New visuals and plans have been released by Connecting Leeds showing how the area around the Corn Exchange could look after a £25million makeover.

With over 100 buses passing through the area every hour, it is a key gateway for people visiting or working in the city. It is also home to one of the city’s most iconic buildings and is a lively vibrant hub for nightlife.

The area no longer meets the transport and economic needs of the city – it is usually congested, particularly in rush hour and buses are regularly delayed.

Plans were consulted on in 2019 and feedback from the public was generally positive with respondents particularly impressed with the provision for safer cycle ways, wider pavements, bus and pedestrian priority, more greenery, improved public realm and upgraded bus shelters. 

Work will now start on Monday 24 August to remove the central islands on Duncan Street. This will allow us to keep traffic flowing in both directions when we start work on the main scheme.

The first phase of work will focus on the immediate streets around the Corn Exchange. Key aspects include the closure of Call Lane to through traffic, a new cycle way on Lower Briggate and wider pavements outside the Corn Exchange.

The safety of the public and staff will be a priority throughout the construction work and steps will be taken to ensure compliance with social distancing measures on site. Workplace policies will be kept under review to reflect the latest government advice.

The entire Corn Exchange scheme is expected to be complete by winter 2021.

Full plans can be accessed via our Commonplace page.

Leeds City Council’s executive member for Climate Change, Transport and Sustainable Development, Councillor Lisa Mulherin, said:

“After careful consultation with the public on this scheme, I am delighted to see it is finally getting underway.

“We have worked very closely with our partners over the past few months to ensure that the feedback we received from the public was analysed carefully and we attempted to incorporate as much of that as possible in to the new plans.

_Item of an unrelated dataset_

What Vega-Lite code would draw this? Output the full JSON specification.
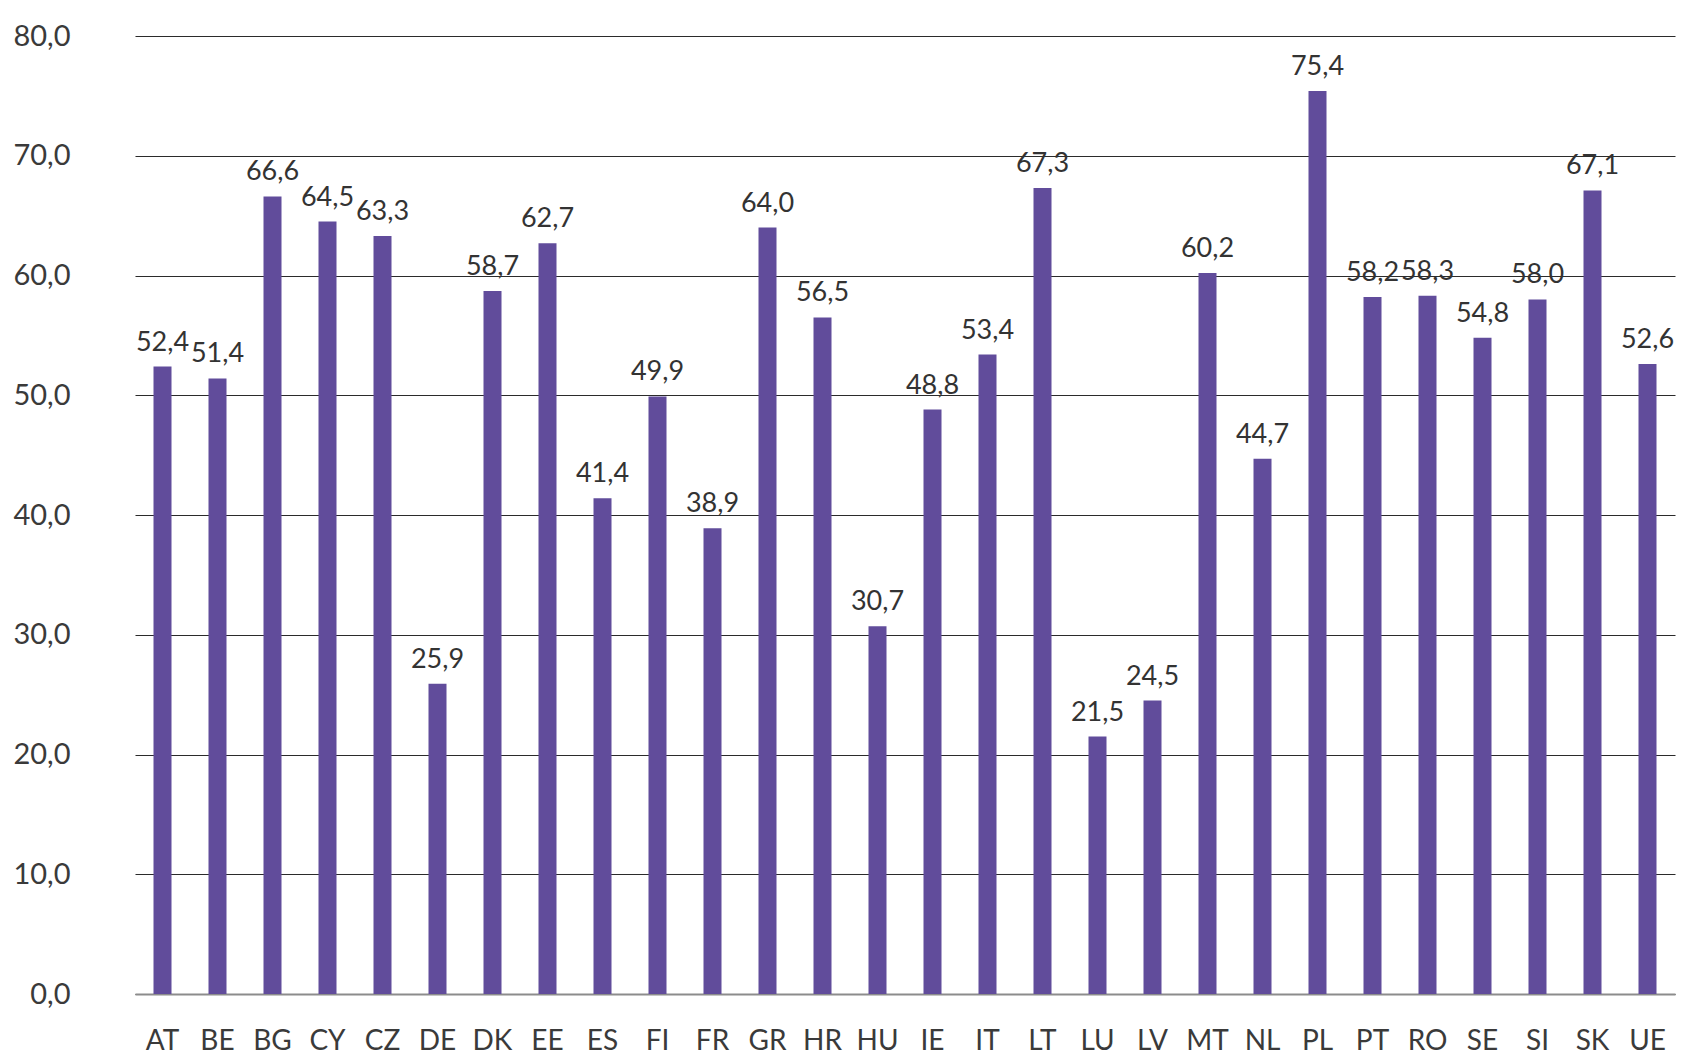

“This scheme is a significant development in the council’s commitment to be carbon neutral by 2030. It includes a number of plans such as pavement widening, protected cycle ways and improved public realm, all of which we hope will encourage active travel in the city.

“We want to stress that we are working hard to create many more new routes which offer improved safety for people to walk and cycle, offering convenience and championing health and wellbeing for our residents.